Given information:
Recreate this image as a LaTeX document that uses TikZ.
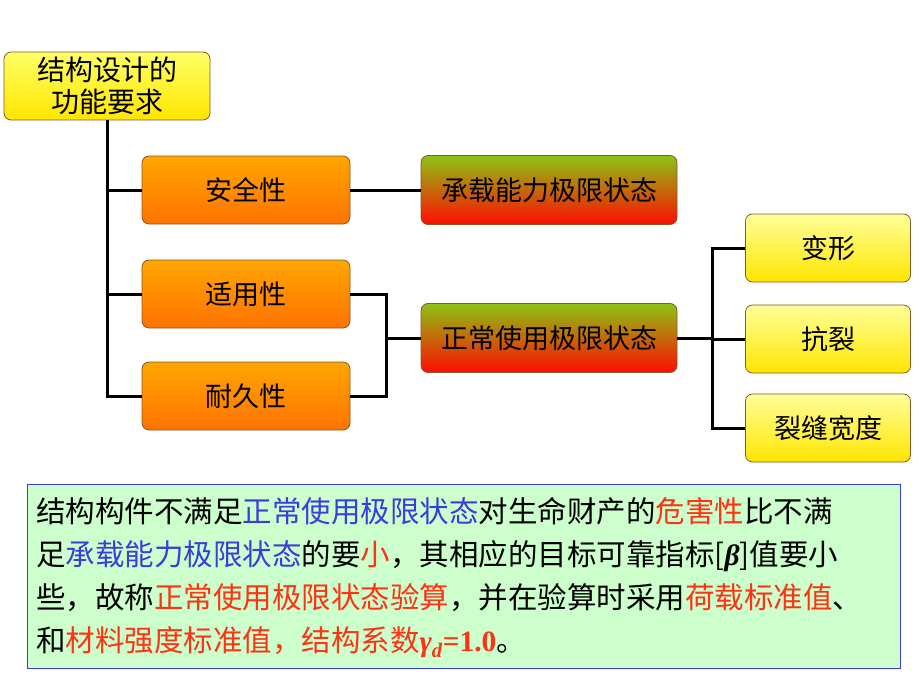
\documentclass[tikz,border=0pt]{standalone}
\usepackage{fontspec}
\setmainfont{Liberation Serif}
\newfontfamily\cjk{Noto Sans CJK SC}
\usetikzlibrary{positioning}
\definecolor{boxg}{RGB}{204,255,204}
\definecolor{bl}{RGB}{60,60,220}
\definecolor{rd}{RGB}{255,50,20}
\definecolor{gtop}{RGB}{140,195,20}
\begin{document}
\begin{tikzpicture}[x=1pt,y=-1pt,
  base/.style={draw=brown!70!black,rounded corners=7pt,line width=0.8pt,font=\cjk\fontsize{27}{31}\selectfont,inner sep=0pt},
  org/.style={base,minimum width=208pt,minimum height=68pt,top color=orange!70!yellow,bottom color=orange!90!red},
  grn/.style={base,minimum width=256pt,minimum height=69pt,top color=gtop,bottom color=red!90!orange},
  ylw/.style={base,minimum width=165pt,minimum height=68pt,top color=yellow!40,bottom color=yellow!80!orange},
  ln/.style={line width=3pt}]
\useasboundingbox (0,0) rectangle (920,690);
\node[base,minimum width=206pt,minimum height=68pt,top color=yellow!60,bottom color=yellow!80!orange,align=center,font=\cjk\fontsize{28}{32}\selectfont] (top) at (107,86) {结构设计的\\功能要求};
\node[org] (aq) at (246,190) {安全性};
\node[org] (sy) at (246,294) {适用性};
\node[org] (nj) at (246,396) {耐久性};
\node[grn] (cz) at (549,190) {承载能力极限状态};
\node[grn] (zc) at (549,338) {正常使用极限状态};
\node[ylw] (bx) at (828,248) {变形};
\node[ylw] (kl) at (828,339) {抗裂};
\node[ylw] (lf) at (828,428) {裂缝宽度};
\coordinate (t1) at (107,396);
\draw[ln] (top.south) -- (t1) -- (nj.west);
\draw[ln] (107,190) -- (aq.west);
\draw[ln] (107,294) -- (sy.west);
\draw[ln] (aq.east) -- (cz.west);
\coordinate (j1) at (386,294);
\coordinate (j2) at (386,396);
\draw[ln] (sy.east) -- (j1) -- (j2) -- (nj.east);
\draw[ln] (386,338) -- (zc.west);
\coordinate (k1) at (712,248);
\coordinate (k2) at (712,428);
\draw[ln] (zc.east) -- (712,338);
\draw[ln] (bx.west) -- (k1) -- (k2) -- (lf.west);
\draw[ln] (712,339) -- (kl.west);
\node[draw=bl,line width=1pt,fill=boxg,minimum width=873pt,minimum height=184pt,anchor=north west,inner sep=0pt] (box) at (27,484) {};
\node[anchor=north west,align=left,inner sep=0pt,font=\cjk\fontsize{29.5}{43}\selectfont] (txt) at (36,497) {结构构件不满足\textcolor{bl}{正常使用极限状态}对生命财产的\textcolor{rd}{危害性}比不满\\
足\textcolor{bl}{承载能力极限状态}的要\textcolor{rd}{小}，其相应的目标可靠指标[{\rmfamily\itshape\bfseries β}]值要小\\
些，故称\textcolor{rd}{正常使用极限状态验算}，并在验算时采用\textcolor{rd}{荷载标准值}、\\
和\textcolor{rd}{材料强度标准值，结构系数{\rmfamily\bfseries\itshape γ\textsubscript{d}}{\rmfamily\bfseries =1.0}}。};
\end{tikzpicture}
\end{document}
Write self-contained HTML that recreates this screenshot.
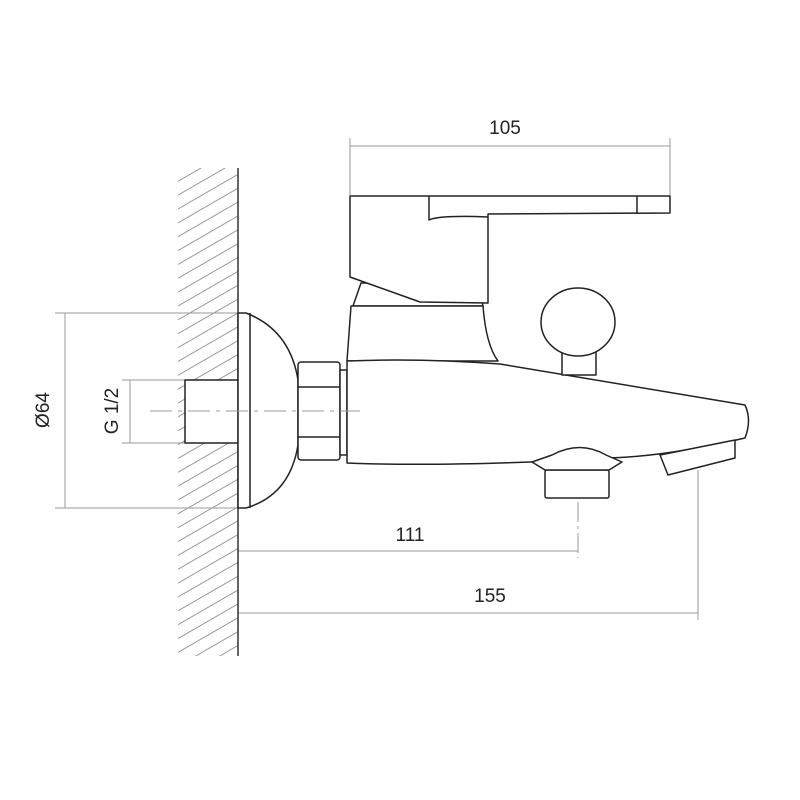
<!DOCTYPE html>
<html><head><style>body{margin:0;background:#fff}svg{display:block}</style></head><body>
<svg width="800" height="800" viewBox="0 0 800 800" xmlns="http://www.w3.org/2000/svg">
<defs><pattern id="h" width="12" height="12" patternUnits="userSpaceOnUse" patternTransform="rotate(-30)"><line x1="0" y1="6" x2="12" y2="6" stroke="#999" stroke-width="1"/></pattern></defs>
<rect x="178" y="168" width="60" height="488" fill="url(#h)"/>
<g stroke="#999" stroke-width="1" fill="none">
<line x1="350" y1="138" x2="350" y2="195"/><line x1="670" y1="138" x2="670" y2="195"/><line x1="350" y1="146" x2="670" y2="146"/>
<line x1="55" y1="313" x2="245" y2="313"/><line x1="55" y1="508" x2="245" y2="508"/><line x1="65" y1="313" x2="65" y2="508"/>
<line x1="122" y1="380" x2="190" y2="380"/><line x1="122" y1="443" x2="190" y2="443"/><line x1="130" y1="380" x2="130" y2="443"/>
<line x1="238" y1="551" x2="578" y2="551"/><line x1="578" y1="440" x2="578" y2="558" stroke-dasharray="20,4,3,4"/>
<line x1="238" y1="613" x2="698" y2="613"/><line x1="698" y1="470" x2="698" y2="620"/>
</g>
<line x1="238" y1="168" x2="238" y2="656" stroke="#333" stroke-width="1.5"/>
<g stroke="#222" stroke-width="1.5" fill="#fff" stroke-linejoin="round">
<rect x="185" y="380" width="53" height="63"/>
<path d="M238 313 L246 313 Q290 330 298 380 L298 445 Q290 495 246 508 L238 508 Z"/>
<line x1="250" y1="313" x2="250" y2="508"/>
<rect x="298" y="362" width="42" height="98" rx="3"/>
<line x1="298" y1="387" x2="340" y2="387"/><line x1="298" y1="437" x2="340" y2="437"/>
<rect x="340" y="370" width="7" height="85"/>
<path d="M361 283 L353 306 L483 306 L478 283 Z"/>
<path d="M347 361 L351 306 L483 306 Q486 345 498 361 Z"/>
<path d="M347 361 Q420 358 500 364 L745 405 Q752 420 745 438 Q660 458 600 458 L530 462 Q420 466 347 463 Z"/>
<rect x="562" y="345" width="34" height="30"/>
<ellipse cx="578" cy="322" rx="37" ry="34"/>
<path d="M350 196 L670 196 L670 213 L488 214 L488 303 L420 302 L350 277 Z"/>
<path d="M429 196 L429 220 Q440 215 488 217" fill="none"/>
<line x1="637" y1="196" x2="637" y2="213"/>
<rect x="545" y="470" width="64" height="28" rx="2"/>
<path d="M532 462 L545 470 L609 470 L622 462 L606 455 Q580 440 552 455 Z"/>
<path d="M660 455 L735 440 L735 458 L668 475 Z"/>
</g>
<line x1="150" y1="411" x2="360" y2="411" stroke="#999" stroke-width="1" stroke-dasharray="22,6,4,6"/>
<g font-family="Liberation Sans, sans-serif" font-size="19" fill="#222" text-anchor="middle">
<text x="505" y="134">105</text>
<text x="410" y="541">111</text>
<text x="490" y="602">155</text>
<text transform="translate(49 410) rotate(-90)">Ø64</text>
<text transform="translate(118 411) rotate(-90)">G 1/2</text>
</g>
</svg>
</body></html>
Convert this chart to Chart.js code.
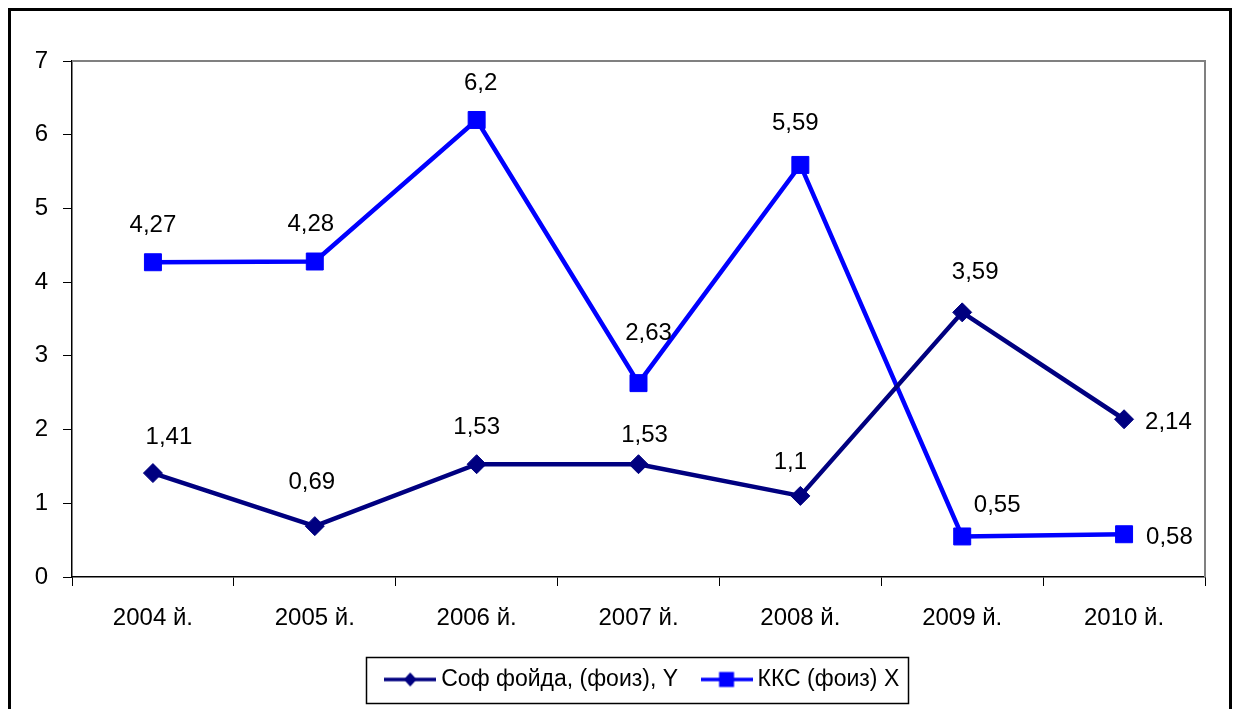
<!DOCTYPE html>
<html>
<head>
<meta charset="utf-8">
<script src="https://cdn.jsdelivr.net/npm/chart.js@4.4.1/dist/chart.umd.min.js"></script>
<style>
  html, body { margin: 0; padding: 0; background: #fff; }
  #wrap { position: relative; width: 1233px; height: 709px; }
</style>
</head>
<body>
<div id="wrap"><canvas id="c" width="1233" height="709"></canvas></div>
<script>
// ---- data ----
const categories = ['2004 й.', '2005 й.', '2006 й.', '2007 й.', '2008 й.', '2009 й.', '2010 й.'];
const seriesNames = ['Соф фойда, (фоиз), Y', 'ККС (фоиз) X'];
const profitY = [1.41, 0.69, 1.53, 1.53, 1.1, 3.59, 2.14];
const kksX = [4.27, 4.28, 6.2, 2.63, 5.59, 0.55, 0.58];
const yTicks = [0, 1, 2, 3, 4, 5, 6, 7];

// ---- label placement (style, relative to each point) ----
const labelPlacement = [
  [[16,-36,'center'],[-3,-44,'center'],[0,-37,'center'],[6,-29,'center'],[-10,-34,'center'],[13,-40,'center'],[21,3,'left']],
  [[0,-37,'center'],[-4,-37,'center'],[4,-37,'center'],[10,-50,'center'],[-5,-42,'center'],[35,-31,'center'],[22,3,'left']]
];

const NAVY = '#000080';
const BLUE = '#0000FF';
const FONT = '"Liberation Sans", Arial, sans-serif';

function makeSymbol(color, shape) {
  const cv = document.createElement('canvas');
  cv.width = 52; cv.height = 20;
  const g = cv.getContext('2d');
  g.strokeStyle = color; g.fillStyle = color; g.lineWidth = 3.5;
  g.beginPath(); g.moveTo(0, 10); g.lineTo(52, 10); g.stroke();
  if (shape === 'diamond') {
    g.beginPath(); g.moveTo(26, 3); g.lineTo(32.5, 10); g.lineTo(26, 17); g.lineTo(19.5, 10); g.closePath(); g.fill();
  } else {
    g.fillRect(18.5, 2.5, 15, 15);
  }
  return cv;
}
const symbols = [makeSymbol(NAVY, 'diamond'), makeSymbol(BLUE, 'square')];

const decorPlugin = {
  id: 'decor',
  afterLayout(chart) {
    const lg = chart.legend;
    if (lg) { lg.left += 42.5; lg.right += 42.5; }
  },
  beforeDatasetsDraw(chart) {
    const {ctx, chartArea: a} = chart;
    ctx.save();
    ctx.strokeStyle = '#808080';
    ctx.lineWidth = 2;
    ctx.beginPath();
    ctx.moveTo(a.left, a.top);
    ctx.lineTo(a.right, a.top);
    ctx.lineTo(a.right, a.bottom);
    ctx.stroke();
    ctx.restore();
  },
  afterDraw(chart) {
    const {ctx} = chart;
    ctx.save();
    // outer frame
    ctx.strokeStyle = '#000';
    ctx.lineWidth = 3;
    ctx.strokeRect(9.5, 9.5, 1221, 740);
    // legend border
    const lg = chart.legend;
    if (lg && lg.legendHitBoxes && lg.legendHitBoxes.length) {
      const hb = lg.legendHitBoxes;
      const first = hb[0], last = hb[hb.length - 1];
      const left = first.left - 24.5;
      const right = last.left + last.width + 9;
      const top = first.top - 11;
      const bottom = first.top + 35;
      ctx.strokeStyle = '#000';
      ctx.lineWidth = 1.5;
      ctx.strokeRect(Math.round(left) + 0.5, Math.round(top) + 0.5, Math.round(right - left), Math.round(bottom - top));
    }
    ctx.restore();
  }
};

const labelPlugin = {
  id: 'valueLabels',
  afterDatasetsDraw(chart) {
    const {ctx} = chart;
    ctx.save();
    ctx.font = '24px ' + FONT;
    ctx.fillStyle = '#000';
    ctx.textBaseline = 'middle';
    chart.data.datasets.forEach((ds, di) => {
      const meta = chart.getDatasetMeta(di);
      meta.data.forEach((pt, i) => {
        const pl = labelPlacement[di][i];
        ctx.textAlign = pl[2];
        const txt = String(ds.data[i]).replace('.', ',');
        ctx.fillText(txt, pt.x + pl[0], pt.y + pl[1]);
      });
    });
    ctx.restore();
  }
};

new Chart(document.getElementById('c'), {
  type: 'line',
  data: {
    labels: categories,
    datasets: [
      {
        label: seriesNames[0],
        data: profitY,
        borderColor: NAVY,
        backgroundColor: NAVY,
        borderWidth: 4.5,
        pointStyle: 'rectRot',
        pointRadius: 9.5,
        pointBorderWidth: 1,
        pointBackgroundColor: NAVY,
        pointBorderColor: NAVY,
        tension: 0,
        fill: false
      },
      {
        label: seriesNames[1],
        data: kksX,
        borderColor: BLUE,
        backgroundColor: BLUE,
        borderWidth: 4.5,
        pointStyle: 'rect',
        pointRadius: 12,
        pointBorderWidth: 1,
        pointBackgroundColor: BLUE,
        pointBorderColor: BLUE,
        tension: 0,
        fill: false
      }
    ]
  },
  options: {
    responsive: false,
    animation: false,
    devicePixelRatio: 1,
    layout: { padding: { left: 0, right: 28, top: 61, bottom: 8 } },
    plugins: {
      tooltip: { enabled: false },
      legend: {
        display: true,
        position: 'bottom',
        labels: {
          usePointStyle: true,
          pointStyleWidth: 39,
          padding: 29,
          color: '#000',
          font: { family: FONT, size: 23 },
          generateLabels(chart) {
            const items = Chart.defaults.plugins.legend.labels.generateLabels(chart);
            items.forEach((it, i) => { it.pointStyle = symbols[i]; });
            return items;
          }
        }
      }
    },
    scales: {
      x: {
        type: 'category',
        offset: true,
        grid: { display: true, offset: true, drawOnChartArea: false, drawTicks: true, tickLength: 9, color: '#000', lineWidth: 1 },
        border: { display: true, color: '#000', width: 1.5 },
        ticks: { color: '#000', font: { family: FONT, size: 24 }, padding: 18, maxRotation: 0, autoSkip: false },
        afterFit(scale) { scale.height = 62; }
      },
      y: {
        min: yTicks[0],
        max: yTicks[yTicks.length - 1],
        afterBuildTicks(scale) { scale.ticks = yTicks.map(v => ({ value: v })); },
        grid: { display: true, drawOnChartArea: false, drawTicks: true, tickLength: 9, color: '#000', lineWidth: 1 },
        border: { display: true, color: '#000', width: 1.5 },
        ticks: { color: '#000', font: { family: FONT, size: 24 }, padding: 15 },
        afterFit(scale) { scale.width = 72; }
      }
    }
  },
  plugins: [decorPlugin, labelPlugin]
});
</script>
</body>
</html>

Exercise goal:
Tell how many lines include "this". The number is the whole answer.

Reply:
3